Task to carry out:
Repeat the data that follows, word for word, without the images.

········

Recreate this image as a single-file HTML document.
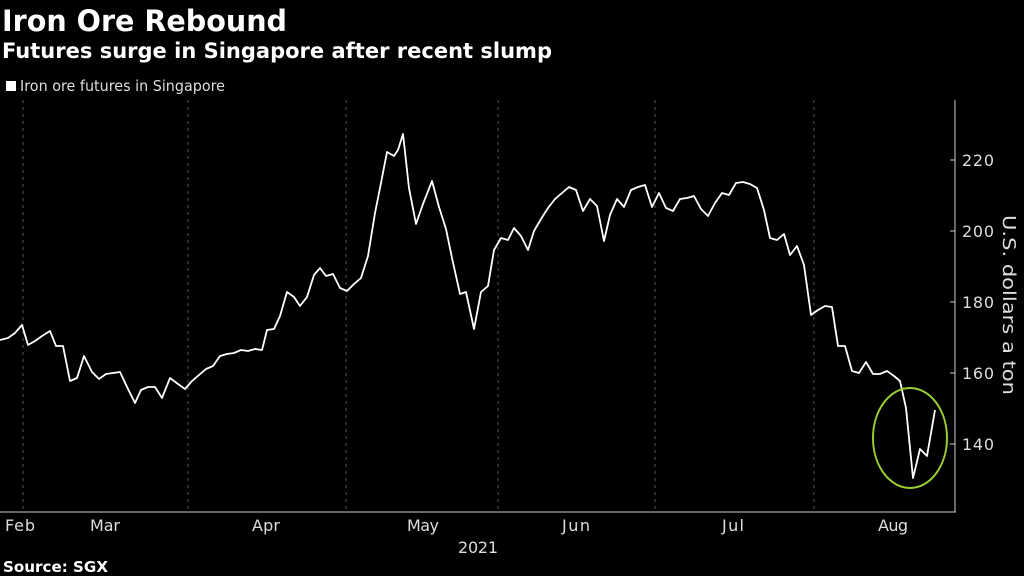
<!DOCTYPE html>
<html><head><style>
body{margin:0;background:#000;width:1024px;height:576px;overflow:hidden;font-family:"DejaVu Sans","Liberation Sans",sans-serif;color:#fff}
</style></head><body>
<svg width="1024" height="576" xmlns="http://www.w3.org/2000/svg" style="position:absolute;left:0;top:0">
<text x="2" y="31" font-size="29" font-weight="bold" fill="#fff" font-family="DejaVu Sans, sans-serif" textLength="285" lengthAdjust="spacingAndGlyphs">Iron Ore Rebound</text>
<text x="2" y="58" font-size="21" font-weight="bold" fill="#fff" font-family="DejaVu Sans, sans-serif" textLength="550" lengthAdjust="spacingAndGlyphs">Futures surge in Singapore after recent slump</text>
<rect x="6" y="81" width="10" height="10" fill="#fff"/>
<text x="20" y="91" font-size="15" fill="#ddd" font-family="DejaVu Sans, sans-serif" textLength="205" lengthAdjust="spacingAndGlyphs">Iron ore futures in Singapore</text>
<g stroke="#555" stroke-dasharray="3,4" stroke-width="1">
<line x1="23" y1="100" x2="23" y2="512"/><line x1="188" y1="100" x2="188" y2="512"/>
<line x1="346" y1="100" x2="346" y2="512"/><line x1="498" y1="100" x2="498" y2="512"/>
<line x1="655" y1="100" x2="655" y2="512"/><line x1="814" y1="100" x2="814" y2="512"/>
</g>
<line x1="0" y1="512" x2="956" y2="512" stroke="#ccc"/>
<line x1="955" y1="100" x2="955" y2="512" stroke="#ccc"/>
<g stroke="#ccc"><line x1="955" y1="160" x2="950" y2="160"/><line x1="955" y1="231" x2="950" y2="231"/><line x1="955" y1="302" x2="950" y2="302"/><line x1="955" y1="373" x2="950" y2="373"/><line x1="955" y1="444" x2="950" y2="444"/></g>
<g font-size="16" fill="#ddd" font-family="DejaVu Sans, sans-serif" lengthAdjust="spacingAndGlyphs">
<text x="962" y="166" textLength="32">220</text><text x="962" y="237" textLength="32">200</text><text x="962" y="308" textLength="32">180</text><text x="962" y="379" textLength="32">160</text><text x="962" y="450" textLength="32">140</text>
<text x="5" y="531" textLength="30">Feb</text><text x="90" y="531" textLength="30">Mar</text><text x="252" y="531" textLength="28">Apr</text><text x="407" y="531" textLength="32">May</text><text x="562" y="531" textLength="28">Jun</text><text x="722" y="531" textLength="22">Jul</text><text x="878" y="531" textLength="30">Aug</text>
<text x="458" y="553" textLength="40">2021</text>
</g>
<text transform="translate(1003,305) rotate(90)" text-anchor="middle" font-size="18" fill="#ddd" font-family="DejaVu Sans, sans-serif" textLength="180" lengthAdjust="spacingAndGlyphs">U.S. dollars a ton</text>
<text x="3" y="572" font-size="15" font-weight="bold" fill="#fff" font-family="DejaVu Sans, sans-serif" textLength="105" lengthAdjust="spacingAndGlyphs">Source: SGX</text>
<polyline fill="none" stroke="#fff" stroke-width="1.8" stroke-linejoin="round" points="0,340 8,338 15,333 22,325 28,345 35,341 42,336 50,331 56,346 63,346 70,381 77,378 84,356 92,372 99,379 106,374 113,373 120,372 128,389 135,403 141,390 148,387 155,387 162,398 170,378 178,384 185,389 192,381 199,375 206,369 213,366 220,356 227,354 234,353 241,350 248,351 255,349 262,350 267,330 274,329 280,316 287,292 294,297 300,306 307,297 314,275 320,268 326,276 333,274 340,288 347,291 354,284 361,278 368,256 375,213 381,183 387,152 394,156 398,150 403,134 409,188 416,224 423,204 432,181 439,207 446,229 452,258 460,294 466,292 474,329 481,292 488,286 494,250 501,238 508,240 514,228 521,236 528,250 534,231 541,219 548,208 555,199 562,193 569,187 576,190 583,211 590,199 597,206 604,241 610,215 617,199 624,207 631,190 638,187 645,185 652,207 659,193 666,208 673,211 680,199 687,198 694,196 701,209 708,216 715,203 722,193 729,195 736,183 743,182 750,184 757,188 764,210 770,238 777,240 784,234 790,255 797,246 804,265 811,315 818,310 825,306 832,307 838,346 845,346 852,371 859,373 866,362 873,374 880,374 887,371 894,376 900,381 906,408 913,478 920,449 927,456 935,410"/>
<ellipse cx="910" cy="438" rx="37" ry="50" fill="none" stroke="#9acd32" stroke-width="2"/>
</svg>
</body></html>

········

Response for this exercise:
Recreate this image as a single-file HTML document.
<!DOCTYPE html>
<html><head><style>
body{margin:0;background:#000;width:1024px;height:576px;overflow:hidden;font-family:"DejaVu Sans","Liberation Sans",sans-serif;color:#fff}
</style></head><body>
<svg width="1024" height="576" xmlns="http://www.w3.org/2000/svg" style="position:absolute;left:0;top:0">
<text x="2" y="31" font-size="29" font-weight="bold" fill="#fff" font-family="DejaVu Sans, sans-serif" textLength="285" lengthAdjust="spacingAndGlyphs">Iron Ore Rebound</text>
<text x="2" y="58" font-size="21" font-weight="bold" fill="#fff" font-family="DejaVu Sans, sans-serif" textLength="550" lengthAdjust="spacingAndGlyphs">Futures surge in Singapore after recent slump</text>
<rect x="6" y="81" width="10" height="10" fill="#fff"/>
<text x="20" y="91" font-size="15" fill="#ddd" font-family="DejaVu Sans, sans-serif" textLength="205" lengthAdjust="spacingAndGlyphs">Iron ore futures in Singapore</text>
<g stroke="#555" stroke-dasharray="3,4" stroke-width="1">
<line x1="23" y1="100" x2="23" y2="512"/><line x1="188" y1="100" x2="188" y2="512"/>
<line x1="346" y1="100" x2="346" y2="512"/><line x1="498" y1="100" x2="498" y2="512"/>
<line x1="655" y1="100" x2="655" y2="512"/><line x1="814" y1="100" x2="814" y2="512"/>
</g>
<line x1="0" y1="512" x2="956" y2="512" stroke="#ccc"/>
<line x1="955" y1="100" x2="955" y2="512" stroke="#ccc"/>
<g stroke="#ccc"><line x1="955" y1="160" x2="950" y2="160"/><line x1="955" y1="231" x2="950" y2="231"/><line x1="955" y1="302" x2="950" y2="302"/><line x1="955" y1="373" x2="950" y2="373"/><line x1="955" y1="444" x2="950" y2="444"/></g>
<g font-size="16" fill="#ddd" font-family="DejaVu Sans, sans-serif" lengthAdjust="spacingAndGlyphs">
<text x="962" y="166" textLength="32">220</text><text x="962" y="237" textLength="32">200</text><text x="962" y="308" textLength="32">180</text><text x="962" y="379" textLength="32">160</text><text x="962" y="450" textLength="32">140</text>
<text x="5" y="531" textLength="30">Feb</text><text x="90" y="531" textLength="30">Mar</text><text x="252" y="531" textLength="28">Apr</text><text x="407" y="531" textLength="32">May</text><text x="562" y="531" textLength="28">Jun</text><text x="722" y="531" textLength="22">Jul</text><text x="878" y="531" textLength="30">Aug</text>
<text x="458" y="553" textLength="40">2021</text>
</g>
<text transform="translate(1003,305) rotate(90)" text-anchor="middle" font-size="18" fill="#ddd" font-family="DejaVu Sans, sans-serif" textLength="180" lengthAdjust="spacingAndGlyphs">U.S. dollars a ton</text>
<text x="3" y="572" font-size="15" font-weight="bold" fill="#fff" font-family="DejaVu Sans, sans-serif" textLength="105" lengthAdjust="spacingAndGlyphs">Source: SGX</text>
<polyline fill="none" stroke="#fff" stroke-width="1.8" stroke-linejoin="round" points="0,340 8,338 15,333 22,325 28,345 35,341 42,336 50,331 56,346 63,346 70,381 77,378 84,356 92,372 99,379 106,374 113,373 120,372 128,389 135,403 141,390 148,387 155,387 162,398 170,378 178,384 185,389 192,381 199,375 206,369 213,366 220,356 227,354 234,353 241,350 248,351 255,349 262,350 267,330 274,329 280,316 287,292 294,297 300,306 307,297 314,275 320,268 326,276 333,274 340,288 347,291 354,284 361,278 368,256 375,213 381,183 387,152 394,156 398,150 403,134 409,188 416,224 423,204 432,181 439,207 446,229 452,258 460,294 466,292 474,329 481,292 488,286 494,250 501,238 508,240 514,228 521,236 528,250 534,231 541,219 548,208 555,199 562,193 569,187 576,190 583,211 590,199 597,206 604,241 610,215 617,199 624,207 631,190 638,187 645,185 652,207 659,193 666,208 673,211 680,199 687,198 694,196 701,209 708,216 715,203 722,193 729,195 736,183 743,182 750,184 757,188 764,210 770,238 777,240 784,234 790,255 797,246 804,265 811,315 818,310 825,306 832,307 838,346 845,346 852,371 859,373 866,362 873,374 880,374 887,371 894,376 900,381 906,408 913,478 920,449 927,456 935,410"/>
<ellipse cx="910" cy="438" rx="37" ry="50" fill="none" stroke="#9acd32" stroke-width="2"/>
</svg>
</body></html>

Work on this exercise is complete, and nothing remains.